Like anyone on our rating team (or who plays golf) I have my preferences and likes and dislikes. Generally, I like the work of classic architects. I prefer courses where the bunkers intrude across the line of play, whether perpendicularly or diagonally, instead of lining it left and right. And I much prefer scruffy, open, fast and firm courses to parkland layouts, though I also appreciate the occasional tree-lined course in its natural context, such as Eugene Country Club in Oregon. I like courses that have a distinct sense of appropriate place – like Northland in Minnesota, Mountain Lake in Florida, Desert Forest in Arizona, Wild Horse in Nebraska, Prairie Dunes in Kansas or Highland Links in Nova Scotia. But I don’t have my own top-100, or my own favorite three or five. And my standard answer if I’m asked is that my favorite golf course is the next one I’m going to play that I’ve never played before.
19. Tell us about the Golfweek event in November at Pinehurst.

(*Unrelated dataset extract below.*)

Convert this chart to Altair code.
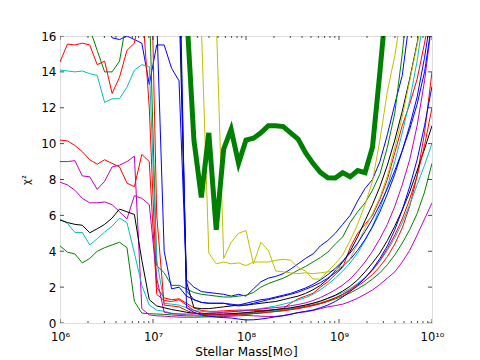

Nov. 10-12, on restoration, Pinehurst and Donald Ross. It’s quite the program, looking at the restoration of No.2, the pros and cons of restoration, what green chairmen, superintendents and golf directors can do and what they should not. We’ve got superintendents on the panel, a financial planner, golf pros. Ran Morrissett and I are doing a program together on the evolution of restoration and how it stacks up in the age of social media. Plus the highlight is a discussion/debate involving Tom Doak, Tom Fazio and Rees Jones on the past and future of restoration. We’ll be staying at the Carolina Hotel and playing No. 2. The whole point of this is to help decision makers at clubs get a sense of what they are in for and what to do and what not to do when addressing issues of course restoration.